**Exercise requirements**:
Only the lines from the top of the listing below to the line that has "80, 90, 100];" should be echoed, with both ends kept and pictures left out.

----- Provided records

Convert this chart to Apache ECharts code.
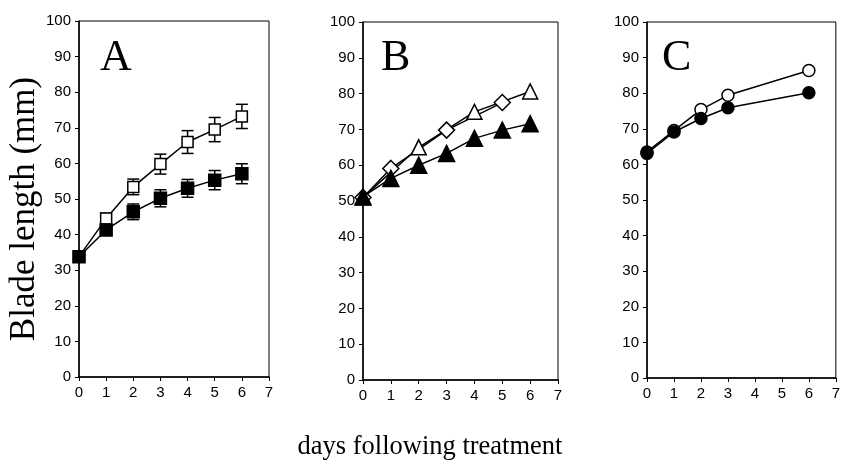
<!DOCTYPE html>
<html>
<head>
<meta charset="utf-8">
<script src="https://cdn.jsdelivr.net/npm/echarts@6/dist/echarts.min.js"></script>
<style>
html,body{margin:0;padding:0;background:#fff;}
#c{width:843px;height:466px;}
</style>
</head>
<body>
<div id="c"></div>
<script>
// ---- data ----
const days = [0, 1, 2, 3, 4, 5, 6];
const xTicks = [0, 1, 2, 3, 4, 5, 6, 7];
const yTicks = [0, 10, 20, 30, 40, 50, 60, 70, 80, 90, 100];

const aOpen = [33.8, 44.5, 53.4, 59.8, 66.0, 69.5, 73.2];
const aOpenErr = [0, 1.5, 2.2, 2.8, 3.2, 3.4, 3.4];
const aFilled = [33.8, 41.3, 46.4, 50.2, 53.0, 55.3, 57.1];
const aFilledErr = [0, 1.5, 2.2, 2.4, 2.5, 2.7, 2.8];

const bDiamondDays = [0, 1, 3, 5];
const bDiamond = [51.0, 59.1, 69.8, 77.5];
const bOpenTriDays = [0, 2, 4, 6];
const bOpenTri = [51.0, 65.0, 74.9, 80.6];
const bFilledTri = [51.2, 56.3, 60.0, 63.3, 67.5, 69.8, 71.6];

const cDays = [0, 1, 2, 3, 6];
const cOpen = [63.5, 69.5, 75.4, 79.4, 86.4];
const cFilled = [63.1, 69.1, 72.9, 75.9, 80.1];

const panelLetters = ['A', 'B', 'C'];
const yTitle = 'Blade length (mm)';
const xTitle = 'days following treatment';

// ---- helpers ----
const zip = (xs, ys) => xs.map((x, i) => [x, ys[i]]);
const errData = (xs, ys, es) => xs.map((x, i) => [x, ys[i] - es[i], ys[i] + es[i]]).filter((d, i) => es[i] > 0);

const grids = [
  {left: 79, top: 21, width: 190, height: 356},
  {left: 363, top: 22, width: 195, height: 358},
  {left: 647, top: 22, width: 193, height: 356}
];

const tickFont = {fontFamily: 'Liberation Sans, Arial, sans-serif', fontSize: 15, color: '#000'};

const xAxes = grids.map((g, i) => ({
  gridIndex: i, type: 'value', min: xTicks[0], max: xTicks[xTicks.length - 1], interval: 1,
  axisLine: {show: true, onZero: false, lineStyle: {color: '#000', width: 1.5}},
  axisTick: {show: true, length: 4, lineStyle: {color: '#000', width: 1}},
  axisLabel: Object.assign({margin: 8}, tickFont),
  splitLine: {show: false}
}));
const yAxes = grids.map((g, i) => ({
  gridIndex: i, type: 'value', min: yTicks[0], max: yTicks[yTicks.length - 1], interval: 10,
  axisLine: {show: true, lineStyle: {color: '#000', width: 1.5}},
  axisTick: {show: true, length: 4, lineStyle: {color: '#000', width: 1}},
  axisLabel: Object.assign({margin: 8}, tickFont),
  splitLine: {show: false}
}));

function lineSeries(idx, data, symbol, size, filled, z) {
  return {
    type: 'line', xAxisIndex: idx, yAxisIndex: idx, data: data,
    symbol: symbol, symbolSize: size, showSymbol: true,
    lineStyle: {color: '#000', width: 1.5},
    itemStyle: {color: filled ? '#000' : '#fff', borderColor: '#000', borderWidth: 1.5},
    z: z, animation: false, silent: true
  };
}
function errSeries(idx, data, z) {
  return {
    type: 'custom', xAxisIndex: idx, yAxisIndex: idx, data: data, z: z, animation: false, silent: true,
    renderItem: function (params, api) {
      const x = api.value(0);
      const lo = api.coord([x, api.value(1)]);
      const hi = api.coord([x, api.value(2)]);
      const hw = 6;
      const st = {stroke: '#000', lineWidth: 1.5};
      return {type: 'group', children: [
        {type: 'line', shape: {x1: lo[0], y1: lo[1], x2: hi[0], y2: hi[1]}, style: st},
        {type: 'line', shape: {x1: lo[0] - hw, y1: lo[1], x2: lo[0] + hw, y2: lo[1]}, style: st},
        {type: 'line', shape: {x1: hi[0] - hw, y1: hi[1], x2: hi[0] + hw, y2: hi[1]}, style: st}
      ]};
    }
  };
}

const series = [
  errSeries(0, errData(days, aOpen, aOpenErr), 2),
  errSeries(0, errData(days, aFilled, aFilledErr), 2),
  lineSeries(0, zip(days, aOpen), 'rect', 11, false, 3),
  lineSeries(0, zip(days, aFilled), 'rect', 12, true, 4),
  lineSeries(1, zip(bDiamondDays, bDiamond), 'diamond', 16, false, 3),
  lineSeries(1, zip(bOpenTriDays, bOpenTri), 'triangle', 15, false, 3),
  lineSeries(1, zip(days, bFilledTri), 'triangle', 16, true, 4),
  lineSeries(2, zip(cDays, cOpen), 'circle', 12, false, 3),
  lineSeries(2, zip(cDays, cFilled), 'circle', 12, true, 4)
];

const letterPos = [[100, 36], [381, 36], [662, 36]];
const graphics = panelLetters.map((t, i) => ({
  type: 'text', left: letterPos[i][0], top: letterPos[i][1], z: 10,
  style: {text: t, font: '44px "Liberation Serif", "Times New Roman", serif', fill: '#000'}
}));
graphics.push({
  type: 'text', x: 25, y: 209, rotation: Math.PI / 2, z: 10,
  style: {text: yTitle, font: '35px "Liberation Serif", "Times New Roman", serif', fill: '#000', align: 'center', verticalAlign: 'middle'}
});
graphics.push({
  type: 'text', x: 430, y: 447, z: 10,
  style: {text: xTitle, font: '26.5px "Liberation Serif", "Times New Roman", serif', fill: '#000', align: 'center', verticalAlign: 'middle'}
});

const chart = echarts.init(document.getElementById('c'), null, {renderer: 'canvas'});
chart.setOption({
  backgroundColor: '#fff',
  animation: false,
  grid: grids.map(g => Object.assign({show: true, borderColor: '#000', borderWidth: 1, backgroundColor: 'transparent'}, g)),
  xAxis: xAxes,
  yAxis: yAxes,
  series: series,
  graphic: graphics
});
</script>
</body>
</html>
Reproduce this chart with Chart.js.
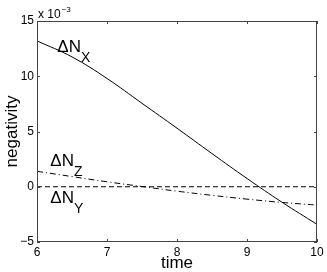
<!DOCTYPE html>
<html>
<head>
<meta charset="utf-8">
<script src="https://cdn.jsdelivr.net/npm/chart.js@4"></script>
<style>
  html, body { margin: 0; padding: 0; background: #fff; }
  #wrap { width: 327px; height: 272px; }
</style>
</head>
<body>
<div id="wrap"><canvas id="negativity"></canvas></div>
<script>
// time axis samples
var times = [6, 6.5, 7, 7.5, 8, 8.5, 9, 9.5, 10];
// negativity values (x 10^-3)
var deltaNX = [13.2, 11.75, 9.8, 7.55, 5.3, 3.0, 0.75, -1.4, -3.4];
var deltaNY = [0, 0, 0, 0, 0, 0, 0, 0, 0];
var deltaNZ = [1.4, 0.92, 0.45, 0.02, -0.4, -0.78, -1.12, -1.42, -1.66];
// tick labels
var xTicks = [6, 7, 8, 9, 10];
var yTicks = [-5, 0, 5, 10, 15];

function points(vals) {
  return times.map(function (t, i) { return { x: t, y: vals[i] }; });
}

var FONT = "'Liberation Sans', Arial, Helvetica, sans-serif";

// MATLAB-ish box, inward ticks, labels and exponent
var matlabBox = {
  id: "matlabBox",
  afterDraw: function (chart) {
    var c = chart.ctx, a = chart.chartArea;
    var xs = chart.scales.x, ys = chart.scales.y;
    c.save();
    c.strokeStyle = "#444";
    c.lineWidth = 1;
    c.strokeRect(Math.round(a.left) + 0.5, Math.round(a.top) + 0.5,
      Math.round(a.right - a.left) - 1, Math.round(a.bottom - a.top) - 1);
    c.beginPath();
    xTicks.forEach(function (v) {
      var px = Math.round(xs.getPixelForValue(v)) + 0.5;
      c.moveTo(px, a.bottom); c.lineTo(px, a.bottom - 3);
      c.moveTo(px, a.top); c.lineTo(px, a.top + 3);
    });
    yTicks.forEach(function (v) {
      var py = Math.round(ys.getPixelForValue(v)) + 0.5;
      c.moveTo(a.left, py); c.lineTo(a.left + 3, py);
      c.moveTo(a.right, py); c.lineTo(a.right - 3, py);
    });
    c.stroke();

    // exponent
    c.fillStyle = "#000";
    c.textBaseline = "alphabetic";
    c.textAlign = "left";
    c.font = "12px " + FONT;
    c.fillText("x 10", a.left + 1, a.top - 3);
    var w = c.measureText("x 10").width;
    c.font = "8px " + FONT;
    c.fillText("\u22123", a.left + 1 + w + 1, a.top - 9);

    // curve labels
    function label(sub, t, v) {
      var px = xs.getPixelForValue(t), py = ys.getPixelForValue(v);
      c.font = "17px " + FONT;
      c.fillText("\u0394N", px, py);
      var ww = c.measureText("\u0394N").width;
      c.font = "14px " + FONT;
      c.fillText(sub, px + ww, py + 10);
    }
    label("X", 6.29, 12.2);
    label("Z", 6.19, 1.9);
    label("Y", 6.19, -1.5);
    c.restore();
  }
};

var ctx = document.getElementById("negativity");
var myChart = new Chart(ctx, {
  type: "line",
  data: {
    datasets: [
      {
        label: "\u0394N_X",
        data: points(deltaNX),
        borderColor: "#000",
        borderWidth: 1,
        pointRadius: 0,
        tension: 0.4,
        fill: false
      },
      {
        label: "\u0394N_Y",
        data: points(deltaNY),
        borderColor: "#000",
        borderWidth: 1,
        borderDash: [5, 3],
        pointRadius: 0,
        fill: false
      },
      {
        label: "\u0394N_Z",
        data: points(deltaNZ),
        borderColor: "#000",
        borderWidth: 1,
        borderDash: [6, 3, 1, 3],
        pointRadius: 0,
        tension: 0.4,
        fill: false
      }
    ]
  },
  options: {
    responsive: true,
    maintainAspectRatio: false,
    animation: false,
    layout: { padding: { top: 21, right: 10, left: 0, bottom: 0 } },
    plugins: { legend: { display: false }, tooltip: { enabled: false } },
    scales: {
      x: {
        type: "linear",
        min: 6,
        max: 10,
        grid: { display: false, drawTicks: false },
        border: { display: false },
        afterBuildTicks: function (s) { s.ticks = xTicks.map(function (v) { return { value: v }; }); },
        afterFit: function (s) { s.height = 30; },
        ticks: { color: "#000", padding: 3, maxRotation: 0, font: { family: FONT, size: 12 } },
        title: { display: true, text: "time", color: "#000", padding: 0, font: { family: FONT, size: 17, lineHeight: 1 } }
      },
      y: {
        min: -5,
        max: 15,
        grid: { display: false, drawTicks: false },
        border: { display: false },
        afterBuildTicks: function (s) { s.ticks = yTicks.map(function (v) { return { value: v }; }); },
        afterFit: function (s) { s.width = 37; },
        ticks: {
          color: "#000",
          padding: 3,
          font: { family: FONT, size: 12 },
          callback: function (v) { return v < 0 ? "\u2212" + Math.abs(v) : String(v); }
        },
        title: { display: true, text: "negativity", color: "#000", padding: 2, font: { family: FONT, size: 17, lineHeight: 1.2 } }
      }
    }
  },
  plugins: [matlabBox]
});
</script>
</body>
</html>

----------

**Result**:
Convert this chart to Apache ECharts code.
<!DOCTYPE html>
<html>
<head>
<meta charset="utf-8">
<script src="https://cdn.jsdelivr.net/npm/echarts@6/dist/echarts.min.js"></script>
<style>
html,body{margin:0;padding:0;background:#fff;}
#c{width:843px;height:466px;}
</style>
</head>
<body>
<div id="c"></div>
<script>
// ---- data ----
const days = [0, 1, 2, 3, 4, 5, 6];
const xTicks = [0, 1, 2, 3, 4, 5, 6, 7];
const yTicks = [0, 10, 20, 30, 40, 50, 60, 70, 80, 90, 100];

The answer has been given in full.